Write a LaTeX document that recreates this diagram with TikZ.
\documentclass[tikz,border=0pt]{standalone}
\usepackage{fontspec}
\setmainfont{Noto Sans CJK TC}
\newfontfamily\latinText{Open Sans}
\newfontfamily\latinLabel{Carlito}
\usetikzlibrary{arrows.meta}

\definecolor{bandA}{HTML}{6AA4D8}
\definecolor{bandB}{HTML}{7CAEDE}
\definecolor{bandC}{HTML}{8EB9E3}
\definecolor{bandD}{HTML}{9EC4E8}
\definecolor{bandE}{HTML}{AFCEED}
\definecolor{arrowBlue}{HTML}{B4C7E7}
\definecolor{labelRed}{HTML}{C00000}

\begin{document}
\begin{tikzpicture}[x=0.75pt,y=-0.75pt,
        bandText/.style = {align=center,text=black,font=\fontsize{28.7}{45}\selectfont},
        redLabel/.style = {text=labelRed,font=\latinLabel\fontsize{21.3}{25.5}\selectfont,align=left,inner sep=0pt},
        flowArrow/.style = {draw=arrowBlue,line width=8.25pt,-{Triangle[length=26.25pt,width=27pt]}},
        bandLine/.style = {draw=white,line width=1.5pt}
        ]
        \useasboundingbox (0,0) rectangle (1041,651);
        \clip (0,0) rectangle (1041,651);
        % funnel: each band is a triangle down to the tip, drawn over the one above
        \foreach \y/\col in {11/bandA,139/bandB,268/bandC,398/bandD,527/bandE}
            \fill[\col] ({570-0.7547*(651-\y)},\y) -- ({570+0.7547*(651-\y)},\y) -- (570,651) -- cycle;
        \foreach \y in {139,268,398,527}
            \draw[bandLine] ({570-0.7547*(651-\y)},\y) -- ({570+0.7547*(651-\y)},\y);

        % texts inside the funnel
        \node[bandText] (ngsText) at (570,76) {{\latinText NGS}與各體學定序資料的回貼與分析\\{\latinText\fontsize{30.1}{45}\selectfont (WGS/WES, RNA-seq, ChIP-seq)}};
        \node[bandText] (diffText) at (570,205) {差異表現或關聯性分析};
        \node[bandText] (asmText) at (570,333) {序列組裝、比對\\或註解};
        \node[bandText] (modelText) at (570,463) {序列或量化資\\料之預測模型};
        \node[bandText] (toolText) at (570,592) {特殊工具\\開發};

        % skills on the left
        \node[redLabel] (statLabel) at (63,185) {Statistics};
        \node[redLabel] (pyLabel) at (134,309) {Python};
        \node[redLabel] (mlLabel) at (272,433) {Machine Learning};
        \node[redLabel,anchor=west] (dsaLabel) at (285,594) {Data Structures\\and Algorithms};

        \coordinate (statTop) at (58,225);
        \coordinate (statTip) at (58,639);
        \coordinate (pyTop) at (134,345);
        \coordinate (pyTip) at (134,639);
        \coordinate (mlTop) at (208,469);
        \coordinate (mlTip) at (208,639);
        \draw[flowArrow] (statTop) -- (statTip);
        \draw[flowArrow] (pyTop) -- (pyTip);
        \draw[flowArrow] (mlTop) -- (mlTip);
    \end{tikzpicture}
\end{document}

--

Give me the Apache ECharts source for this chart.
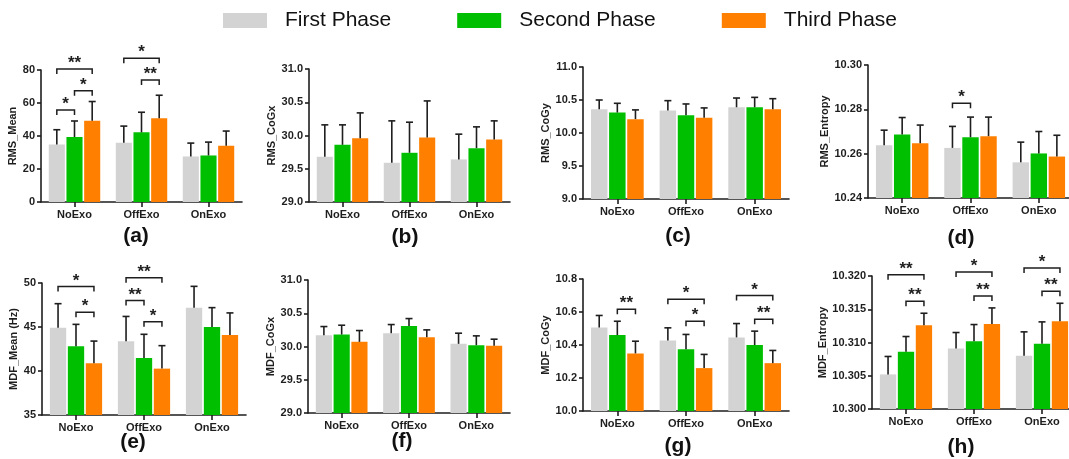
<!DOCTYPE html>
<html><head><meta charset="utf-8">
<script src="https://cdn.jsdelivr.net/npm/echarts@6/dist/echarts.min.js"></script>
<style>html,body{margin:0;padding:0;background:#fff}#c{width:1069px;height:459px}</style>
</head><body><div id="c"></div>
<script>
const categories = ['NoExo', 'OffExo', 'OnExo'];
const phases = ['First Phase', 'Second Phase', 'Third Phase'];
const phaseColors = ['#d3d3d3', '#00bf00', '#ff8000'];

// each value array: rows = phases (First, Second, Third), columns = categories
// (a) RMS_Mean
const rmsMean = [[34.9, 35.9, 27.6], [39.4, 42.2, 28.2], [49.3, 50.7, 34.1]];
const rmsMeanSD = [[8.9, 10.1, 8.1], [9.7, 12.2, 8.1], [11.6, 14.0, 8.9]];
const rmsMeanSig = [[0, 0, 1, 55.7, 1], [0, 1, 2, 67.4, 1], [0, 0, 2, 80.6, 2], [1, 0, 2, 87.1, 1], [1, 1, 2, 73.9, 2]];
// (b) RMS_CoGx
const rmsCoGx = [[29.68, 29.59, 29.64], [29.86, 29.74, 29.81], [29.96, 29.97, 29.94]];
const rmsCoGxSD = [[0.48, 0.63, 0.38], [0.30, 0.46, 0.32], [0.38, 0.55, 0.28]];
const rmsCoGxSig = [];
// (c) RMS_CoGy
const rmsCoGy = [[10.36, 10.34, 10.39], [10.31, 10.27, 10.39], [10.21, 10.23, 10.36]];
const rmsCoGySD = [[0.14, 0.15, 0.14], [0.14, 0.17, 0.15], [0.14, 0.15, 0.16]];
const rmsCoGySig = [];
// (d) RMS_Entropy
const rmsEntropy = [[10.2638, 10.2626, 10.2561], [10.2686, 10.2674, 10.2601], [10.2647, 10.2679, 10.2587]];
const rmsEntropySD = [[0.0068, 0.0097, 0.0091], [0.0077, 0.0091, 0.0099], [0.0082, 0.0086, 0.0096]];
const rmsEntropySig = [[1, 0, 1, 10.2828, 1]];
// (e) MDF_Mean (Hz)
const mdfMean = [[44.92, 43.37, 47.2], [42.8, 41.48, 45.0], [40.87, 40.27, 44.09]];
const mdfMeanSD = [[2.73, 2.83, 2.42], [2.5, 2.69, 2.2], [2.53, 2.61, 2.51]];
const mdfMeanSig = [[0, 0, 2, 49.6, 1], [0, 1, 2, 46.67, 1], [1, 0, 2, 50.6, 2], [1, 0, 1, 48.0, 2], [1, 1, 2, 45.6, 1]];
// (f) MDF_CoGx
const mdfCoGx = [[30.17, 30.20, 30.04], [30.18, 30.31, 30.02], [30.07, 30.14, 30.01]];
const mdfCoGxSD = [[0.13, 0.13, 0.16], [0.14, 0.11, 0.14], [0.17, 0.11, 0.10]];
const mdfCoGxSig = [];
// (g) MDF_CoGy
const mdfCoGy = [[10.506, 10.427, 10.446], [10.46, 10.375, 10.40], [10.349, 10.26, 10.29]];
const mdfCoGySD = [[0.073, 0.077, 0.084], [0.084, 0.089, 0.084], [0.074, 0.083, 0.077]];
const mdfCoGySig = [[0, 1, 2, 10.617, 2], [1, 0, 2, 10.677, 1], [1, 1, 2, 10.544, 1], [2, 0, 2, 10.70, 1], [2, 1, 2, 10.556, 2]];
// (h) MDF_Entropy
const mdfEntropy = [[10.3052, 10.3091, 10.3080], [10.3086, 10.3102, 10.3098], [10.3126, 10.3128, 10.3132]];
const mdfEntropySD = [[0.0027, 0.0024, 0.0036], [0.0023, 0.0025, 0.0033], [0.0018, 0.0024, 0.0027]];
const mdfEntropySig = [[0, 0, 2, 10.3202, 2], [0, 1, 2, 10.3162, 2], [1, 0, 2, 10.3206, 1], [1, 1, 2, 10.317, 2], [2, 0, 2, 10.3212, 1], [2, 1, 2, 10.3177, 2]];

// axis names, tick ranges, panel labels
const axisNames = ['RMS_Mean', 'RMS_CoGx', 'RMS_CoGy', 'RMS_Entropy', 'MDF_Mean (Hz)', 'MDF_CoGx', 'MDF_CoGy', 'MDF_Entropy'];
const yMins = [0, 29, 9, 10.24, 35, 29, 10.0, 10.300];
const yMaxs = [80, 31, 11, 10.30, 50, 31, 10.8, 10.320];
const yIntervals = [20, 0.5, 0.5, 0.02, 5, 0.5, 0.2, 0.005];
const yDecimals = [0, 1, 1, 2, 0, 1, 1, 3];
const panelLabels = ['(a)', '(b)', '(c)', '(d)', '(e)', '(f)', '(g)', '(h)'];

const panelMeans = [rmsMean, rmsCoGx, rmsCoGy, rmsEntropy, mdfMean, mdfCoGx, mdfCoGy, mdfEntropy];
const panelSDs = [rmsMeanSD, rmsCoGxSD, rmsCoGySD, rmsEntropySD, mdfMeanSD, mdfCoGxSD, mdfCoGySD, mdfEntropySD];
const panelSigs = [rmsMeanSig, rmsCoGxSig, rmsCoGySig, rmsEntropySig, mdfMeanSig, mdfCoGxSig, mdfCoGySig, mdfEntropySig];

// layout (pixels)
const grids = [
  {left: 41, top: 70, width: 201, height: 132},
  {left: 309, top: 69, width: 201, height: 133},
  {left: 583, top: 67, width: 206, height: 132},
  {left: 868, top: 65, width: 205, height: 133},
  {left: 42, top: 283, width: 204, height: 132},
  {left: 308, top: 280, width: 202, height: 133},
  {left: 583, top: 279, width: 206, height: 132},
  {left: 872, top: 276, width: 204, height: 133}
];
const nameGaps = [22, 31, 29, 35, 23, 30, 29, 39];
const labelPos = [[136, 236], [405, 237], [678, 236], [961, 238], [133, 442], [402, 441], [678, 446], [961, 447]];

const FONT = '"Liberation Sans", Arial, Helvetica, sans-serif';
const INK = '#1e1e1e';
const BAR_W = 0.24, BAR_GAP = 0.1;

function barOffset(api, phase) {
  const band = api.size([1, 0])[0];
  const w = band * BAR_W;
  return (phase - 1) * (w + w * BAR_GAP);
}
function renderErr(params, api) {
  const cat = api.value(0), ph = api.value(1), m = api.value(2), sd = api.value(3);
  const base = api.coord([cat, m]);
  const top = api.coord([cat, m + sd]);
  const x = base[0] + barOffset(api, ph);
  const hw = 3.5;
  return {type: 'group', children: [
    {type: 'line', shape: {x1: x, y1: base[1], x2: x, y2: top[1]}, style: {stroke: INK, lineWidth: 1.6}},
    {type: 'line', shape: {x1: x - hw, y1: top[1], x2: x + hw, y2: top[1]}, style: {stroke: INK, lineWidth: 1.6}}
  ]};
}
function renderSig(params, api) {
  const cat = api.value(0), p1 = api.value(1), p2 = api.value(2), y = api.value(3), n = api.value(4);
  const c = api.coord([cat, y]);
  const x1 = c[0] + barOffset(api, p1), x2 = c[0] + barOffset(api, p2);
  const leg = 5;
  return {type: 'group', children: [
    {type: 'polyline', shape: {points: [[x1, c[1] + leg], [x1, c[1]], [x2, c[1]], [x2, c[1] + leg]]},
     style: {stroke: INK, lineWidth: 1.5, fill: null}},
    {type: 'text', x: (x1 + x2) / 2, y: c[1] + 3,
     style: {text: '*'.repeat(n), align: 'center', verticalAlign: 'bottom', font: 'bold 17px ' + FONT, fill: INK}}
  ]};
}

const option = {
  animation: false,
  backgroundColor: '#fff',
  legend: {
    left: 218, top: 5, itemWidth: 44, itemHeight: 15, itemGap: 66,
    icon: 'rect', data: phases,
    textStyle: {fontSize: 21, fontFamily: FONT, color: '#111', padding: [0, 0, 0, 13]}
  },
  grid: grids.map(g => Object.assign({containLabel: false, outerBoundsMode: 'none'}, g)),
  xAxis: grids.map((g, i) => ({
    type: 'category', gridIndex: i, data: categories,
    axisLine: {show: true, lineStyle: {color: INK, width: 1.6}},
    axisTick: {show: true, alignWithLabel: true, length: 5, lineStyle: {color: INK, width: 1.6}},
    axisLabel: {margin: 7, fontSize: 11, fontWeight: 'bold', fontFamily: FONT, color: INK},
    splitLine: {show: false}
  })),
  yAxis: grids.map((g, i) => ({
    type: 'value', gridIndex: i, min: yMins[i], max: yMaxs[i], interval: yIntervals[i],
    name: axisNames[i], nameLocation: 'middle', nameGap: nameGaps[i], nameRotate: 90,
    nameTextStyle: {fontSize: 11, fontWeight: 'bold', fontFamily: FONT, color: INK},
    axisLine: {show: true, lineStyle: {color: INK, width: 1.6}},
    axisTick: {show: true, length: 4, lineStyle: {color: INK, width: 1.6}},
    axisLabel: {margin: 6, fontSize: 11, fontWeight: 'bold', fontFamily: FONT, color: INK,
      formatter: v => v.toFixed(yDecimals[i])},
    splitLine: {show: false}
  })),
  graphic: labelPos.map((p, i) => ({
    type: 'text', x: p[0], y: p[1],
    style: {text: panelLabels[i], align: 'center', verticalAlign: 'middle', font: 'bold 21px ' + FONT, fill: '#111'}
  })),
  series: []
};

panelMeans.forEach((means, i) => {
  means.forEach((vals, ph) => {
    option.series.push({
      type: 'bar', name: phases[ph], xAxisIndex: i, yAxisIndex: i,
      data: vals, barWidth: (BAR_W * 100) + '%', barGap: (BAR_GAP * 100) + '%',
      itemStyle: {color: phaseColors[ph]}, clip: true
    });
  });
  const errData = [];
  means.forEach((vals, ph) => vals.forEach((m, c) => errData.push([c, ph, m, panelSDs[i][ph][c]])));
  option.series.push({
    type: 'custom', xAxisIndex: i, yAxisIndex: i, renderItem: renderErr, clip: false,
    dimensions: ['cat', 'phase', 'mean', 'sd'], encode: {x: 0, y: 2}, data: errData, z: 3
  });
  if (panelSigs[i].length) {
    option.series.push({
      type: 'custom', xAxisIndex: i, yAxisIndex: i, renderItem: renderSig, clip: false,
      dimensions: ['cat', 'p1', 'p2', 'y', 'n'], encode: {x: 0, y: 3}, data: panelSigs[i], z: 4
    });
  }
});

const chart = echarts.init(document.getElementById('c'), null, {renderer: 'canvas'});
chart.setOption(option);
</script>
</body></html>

Task: The copy should hold exactly the lines from the line with "Give me the" to the line with "const phaseColors = ['#d3d3d3', '#00bf00', '#ff8000'];", both ends in, set down without any pictures and with nothing added.

Task response:
Give me the Apache ECharts source for this chart.
<!DOCTYPE html>
<html><head><meta charset="utf-8">
<script src="https://cdn.jsdelivr.net/npm/echarts@6/dist/echarts.min.js"></script>
<style>html,body{margin:0;padding:0;background:#fff}#c{width:1069px;height:459px}</style>
</head><body><div id="c"></div>
<script>
const categories = ['NoExo', 'OffExo', 'OnExo'];
const phases = ['First Phase', 'Second Phase', 'Third Phase'];
const phaseColors = ['#d3d3d3', '#00bf00', '#ff8000'];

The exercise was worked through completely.